It’s debate watch party night at Democracy Brewing in February, and as presidential candidates take the stage to sports-star hype introductions, the politics fans at this European-style beer hall are getting rowdy, like Patriots fans when Tom Brady takes the field. The biggest cheers come from two waiters when they see Bernie Sanders—the candidate who would most approve of the way their workplace is organized.
Democracy isn’t just a clever theme at this 2-year-old brewpub. The beer names hint at the business’ mission: the Worker’s Pint blonde ale and the 1919 Strike stout. The beer coasters explain it. “Democracy Brewing is all about two American ideals,” they read: “Democracy, and owning your own business.” The brewpub, which opened on Independence Day 2018, is a worker-owned cooperative—and an innovative program at Boston’s City Hall, the Worker Cooperative Initiative, helped it get started.
James Rasza, the brewery’s co-founder and CEO, says Democracy Brewing was created as a “public house” in the British tradition, “one that could really build community, because Boston has become more and more transient.” A former labor organizer, Rasza says he also wanted to “showcase solutions to people’s work life”—to give workers a stake in the company, a say in how their workplace is run, and at least $15 per hour. “It seemed like being a public house that brewed our own beer and made great food was a good way to showcase that to the public, while also really creating good value for the public,” he says—“not just in food and beverage, but also hopefully something deeper.”

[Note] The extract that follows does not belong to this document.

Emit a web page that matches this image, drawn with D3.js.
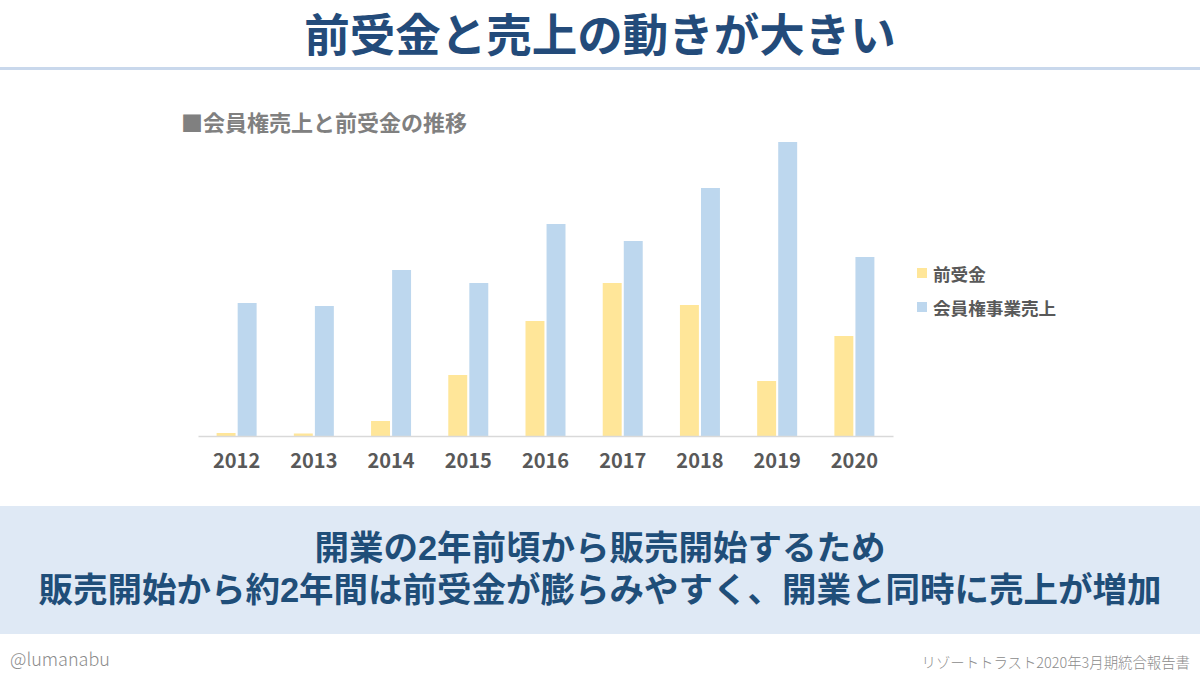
<!DOCTYPE html>
<html><head><meta charset="utf-8">
<script src="https://cdn.jsdelivr.net/npm/d3@7"></script>
<style>html,body{margin:0;padding:0;background:#fff;}svg{display:block;}</style>
</head><body>
<svg id="c" width="1200" height="675"></svg>
<script>
const years = ["2012","2013","2014","2015","2016","2017","2018","2019","2020"];
const seriesNames = ["前受金","会員権事業売上"];
const advanceReceived = [3, 2.5, 15, 61, 115, 153, 131, 55, 100];
const membershipSales = [133, 130, 166, 153, 212, 195, 248, 294, 179];
const colors = ["#FFE699","#BDD7EE"];

const svg = d3.select("#c");
const font = "'Noto Sans CJK JP','Noto Sans',sans-serif";
const msgFont = "'Liberation Sans','Noto Sans CJK JP',sans-serif";

// title
svg.append("text").attr("x",600).attr("y",52).attr("text-anchor","middle")
  .attr("font-family",font).attr("font-weight",700).attr("font-size",45.5)
  .attr("fill","#234b7a").text("前受金と売上の動きが大きい");
svg.append("rect").attr("x",0).attr("y",67).attr("width",1200).attr("height",3).attr("fill","#c9d8ec");

// subtitle
svg.append("text").attr("x",181).attr("y",131)
  .attr("font-family",font).attr("font-weight",700).attr("font-size",22)
  .attr("fill","#808080").text("■会員権売上と前受金の推移");

// scales
const x = d3.scaleBand().domain(years).range([198,893]);
const y = d3.scaleLinear().domain([0,300]).range([436,136]);
const bw = x.bandwidth();
const xs = d3.scaleBand().domain(seriesNames).range([bw/2-20,bw/2+20]).paddingInner(0.1);

const data = years.map((yr,i)=>({year:yr, vals:[advanceReceived[i], membershipSales[i]]}));

const g = svg.append("g");
const grp = g.selectAll("g.yr").data(data).join("g").attr("class","yr")
  .attr("transform",d=>`translate(${x(d.year)},0)`);
grp.selectAll("rect").data(d=>d.vals.map((v,k)=>({k,v}))).join("rect")
  .attr("x",d=>xs(seriesNames[d.k])).attr("width",xs.bandwidth())
  .attr("y",d=>y(d.v)).attr("height",d=>y(0)-y(d.v))
  .attr("fill",d=>colors[d.k]);

// x axis
const ax = svg.append("g").attr("transform",`translate(0,${y(0)})`)
  .call(d3.axisBottom(x).tickSize(0).tickPadding(18));
ax.select(".domain").attr("stroke","#d9d9d9").attr("stroke-width",1.5);
ax.selectAll("text").attr("font-family",font).attr("font-weight",700)
  .attr("font-size",20).attr("fill","#595959");

// legend
const lg = svg.append("g");
seriesNames.forEach((s,i)=>{
  const yy = 273 + i*34;
  lg.append("rect").attr("x",917).attr("y",yy-5).attr("width",10).attr("height",10).attr("fill",colors[i]);
  lg.append("text").attr("x",933).attr("y",yy).attr("dominant-baseline","central")
    .attr("font-family",font).attr("font-weight",700).attr("font-size",17.6)
    .attr("fill","#595959").text(s);
});

// bottom panel
svg.append("rect").attr("x",0).attr("y",506).attr("width",1200).attr("height",128).attr("fill","#dfe9f5");
const lines = ["開業の2年前頃から販売開始するため","販売開始から約2年間は前受金が膨らみやすく、開業と同時に売上が増加"];
lines.forEach((t,i)=>{
  svg.append("text").attr("x",600).attr("y",560+i*42).attr("text-anchor","middle")
    .attr("font-family",msgFont).attr("font-weight",700).attr("font-size",34.5)
    .attr("fill","#1f4e79").text(t);
});

// footer
svg.append("text").attr("x",10).attr("y",658).attr("dominant-baseline","central")
  .attr("font-family",font).attr("font-weight",300).attr("font-size",18)
  .attr("fill","#8c8c8c").text("@lumanabu");
svg.append("text").attr("x",1190).attr("y",661).attr("text-anchor","end").attr("dominant-baseline","central")
  .attr("font-family",font).attr("font-weight",300).attr("font-size",14.4)
  .attr("fill","#8c8c8c").text("リゾートトラスト2020年3月期統合報告書");
</script>
</body></html>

The city of Boston’s Worker Cooperative Initiative helped Democracy Brewing launch by lending it $150,000, and by paying a contractor to create a credit memo about the business’ prospects. “It’s a huge chunk of what made it possible for us to open our doors,” Rasza says. He credits the credit memo with helping the brewery raise much of its $1.8 million startup capital.
Boston launched the co-op initiative in late 2017 through its Economic Mobility Lab. The goal, says Jason Ewas, who was head of the Worker Cooperative Initiative and the Economic Mobility Lab until last month, is to help workers build wealth. That’s important as a response to gentrification in Boston, which often ranks as the nation’s third- or fourth-most expensive city for housing and has a huge wealth gap between black and white residents.
“One of the main drivers of wealth is business ownership,” says Ewas. “What this does is it multiplies radically, if it’s at scale, the number of business owners.” Research suggests that employee-owned companies, from co-ops to companies with employee stock ownership plans, tend to be more resilient during an economic downturn, Ewas notes, laying off fewer people and going out of business less often than traditional companies.